Quizás el imperativo de ser preciso y objetivo empujó a Javier Munguía a tratar de mantenerse al margen de su discurso. En el noventa y cinco por ciento de las páginas el yo Javier Munguía es invisible. Parece no estar movido por la vanidad, por el protagonismo, que es siempre una tentación. En el cinco por ciento restante el yo se vuelve central, y surge para 1) expresar indignación, enojo, incredulidad, casi siempre mediante el sarcasmo en tanto mecanismo de contención, 2) para contar la historia mínima del origen del libro y 3) para justificar algunas decisiones. Admito que me hubiera gustado que ese cinco por ciento fuera más, pero supongo que Munguía quiso mandar el mensaje de que ni las cuitas autorales ni el proceso de escritura son el tema del libro, por más que den mucho juego. Decisión coherente, al final de cuentas.
Detrás de El caso Cumbres hay un escritor. Se delata en la técnica y en la sensibilidad. La sensibilidad le permite a Javier Munguía colocar las palabras de tal manera que las personas parezcan personas, y no solo sean implicados, sospechosos, víctimas, el número de una estadística. La técnica le permite complejizar el discurso y fortalecer su mensaje. Como en la primera parte, en el que utiliza la repetición de una forma muy certera y eficaz. Se atreve, además, a narrar desde la perspectiva de la mentira —estilo indirecto libre, diría un profesor de literatura—, lo que, dado el tema en cuestión, es un riesgo: un tonto o un malintencionado podría tergiversar alguna línea. El atrevimiento es encomiable.
La meticulosa reconstrucción del suceso que hace El caso Cumbres no solo muestra el tan pobre y absurdo como misógino andamiaje de la narrativa de Diego Santoy y su defensa, sino que también exhibe a quienes la creyeron, la reprodujeron y, con ello, contribuyeron a robustecerla. Por increíble que parezca, esa narrativa es vigente, y los que buscan sustentarla lo mismo señalan el maquillaje de Érika Peña que sus rasgos animales (wtf). Hay una resistencia a creer que el crimen es la culminación atroz de una historia más bien simple y pedestre: una muchacha termina con su novio por ser muy celoso y posesivo, y este, frustrado, asesina a los hermanos pequeños de su exnovia e intenta matarla a ella. Fin: no hay más.

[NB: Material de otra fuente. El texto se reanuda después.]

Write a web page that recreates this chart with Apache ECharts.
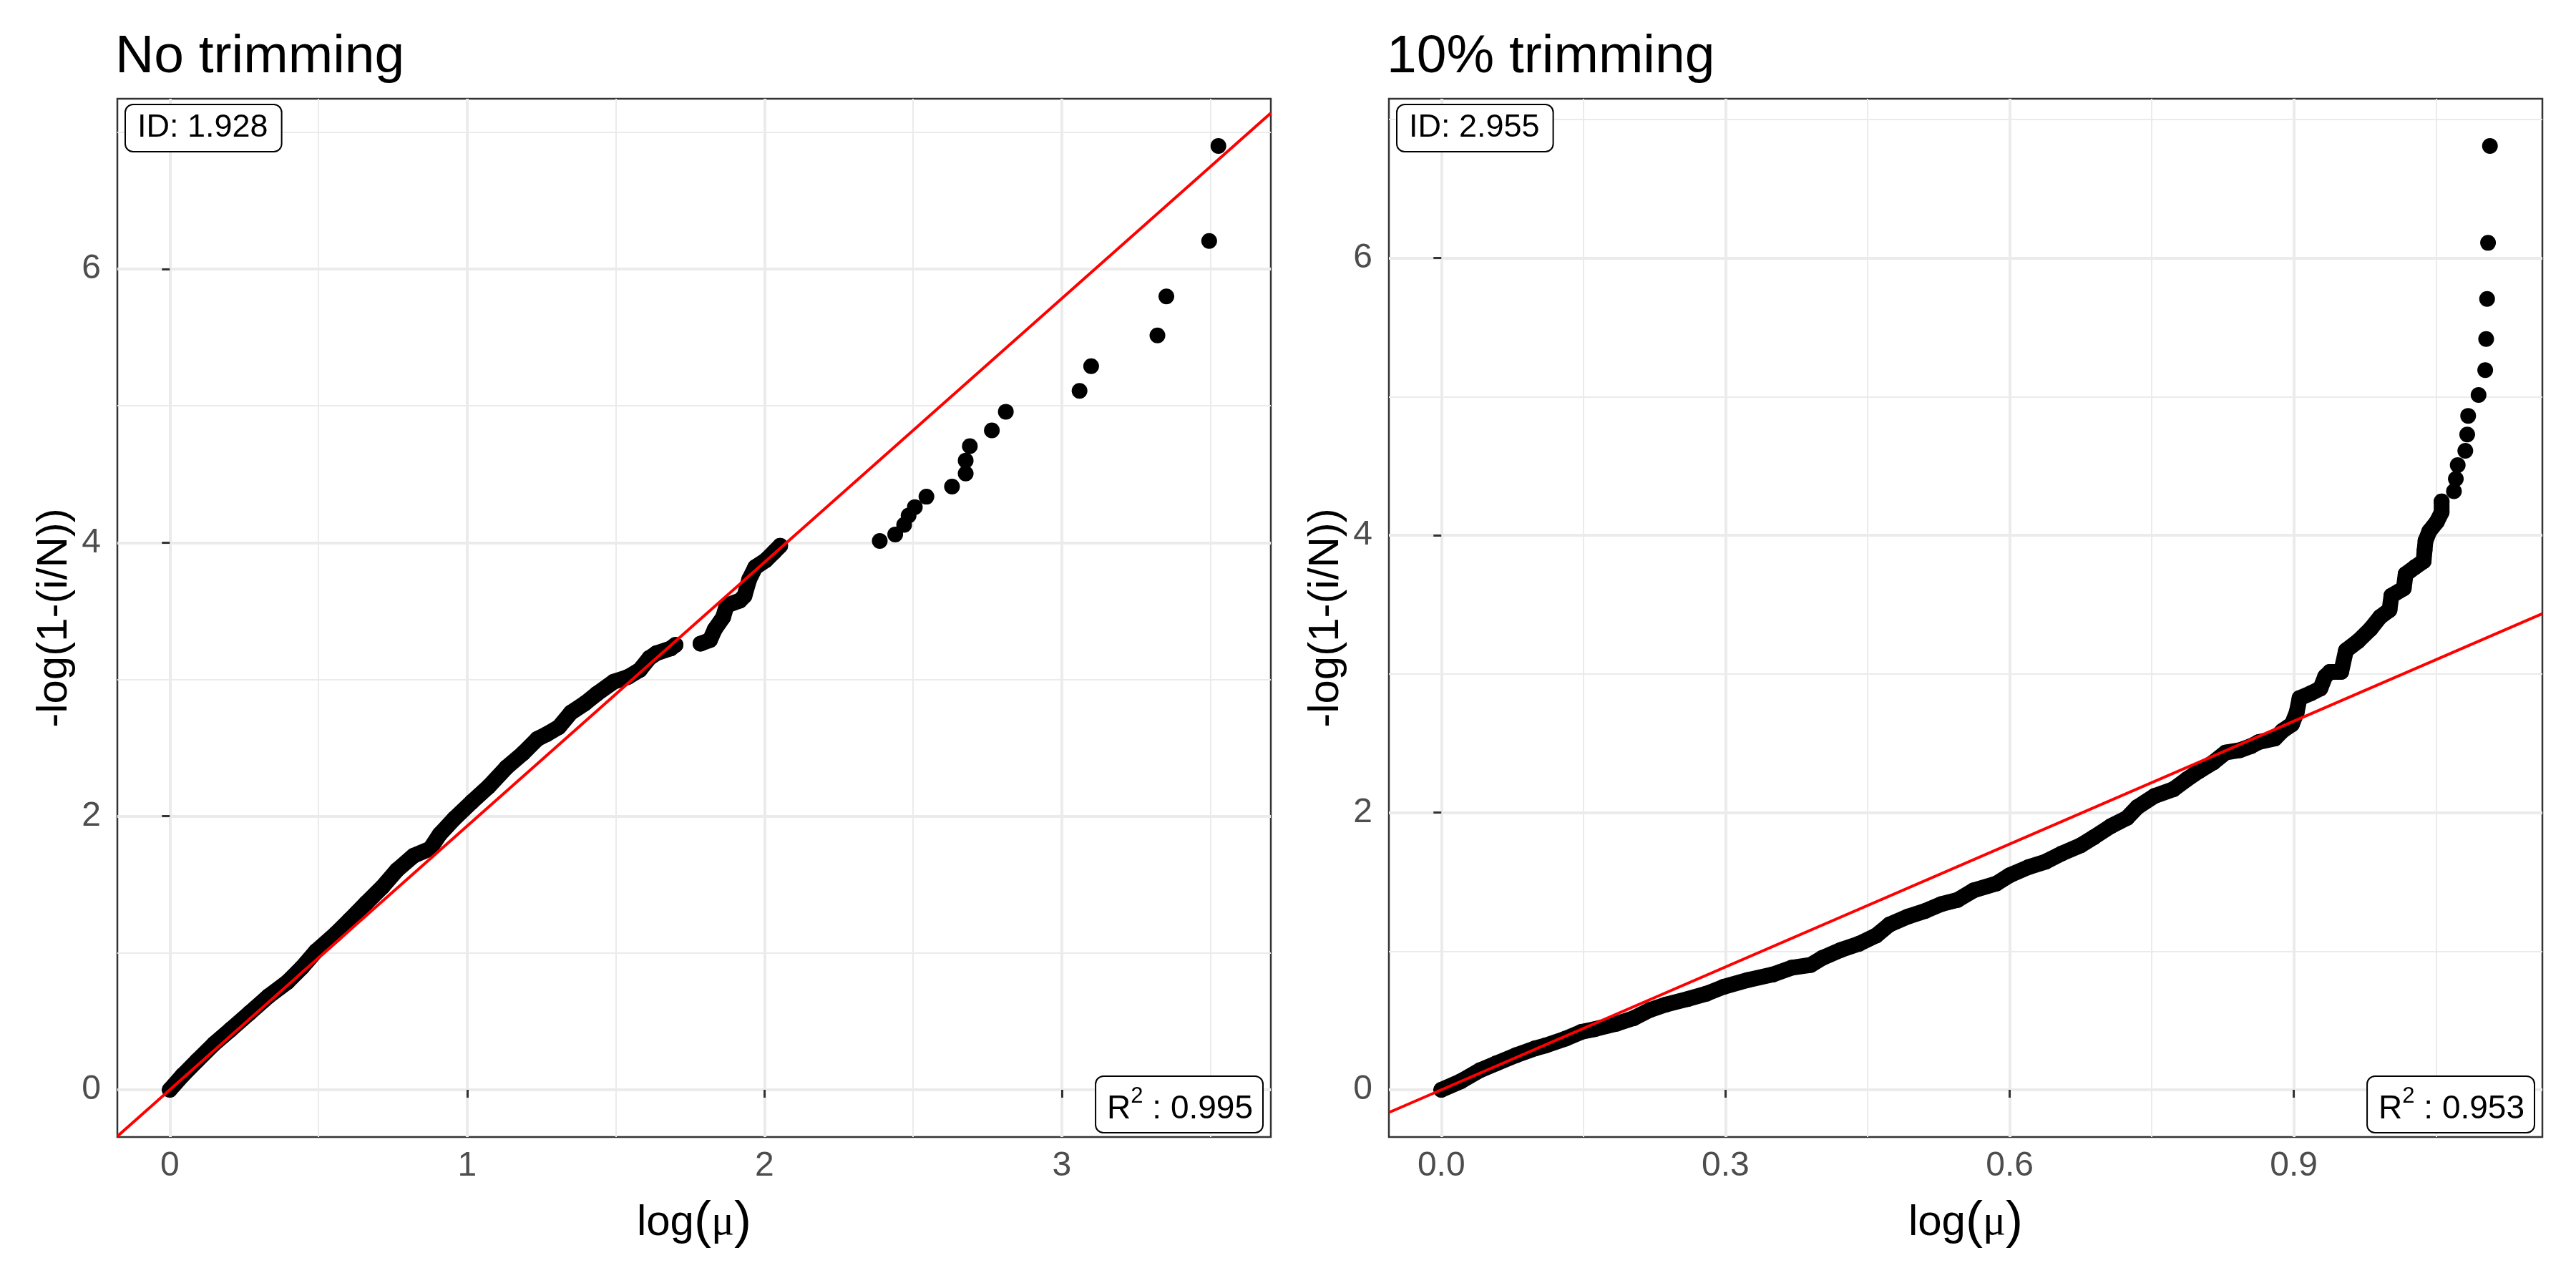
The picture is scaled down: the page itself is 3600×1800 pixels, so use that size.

Acabada la segunda parte del true crime, es tal la indignación que experimentas como lector, que cuesta seguir leyendo. Pero terminas porque el estilo depuradísimo de Javier Munguía te facilita las cosas y sobre todo porque la indignación es también un motor. Al final, el compromiso ya no es solo acabar el libro, sino también enterarte de cuán estúpidos o mezquinos podemos llegar a ser cuando la desgracia no está en nuestra casa sino en una pantalla de televisión, en las páginas de un periódico o en un podcast.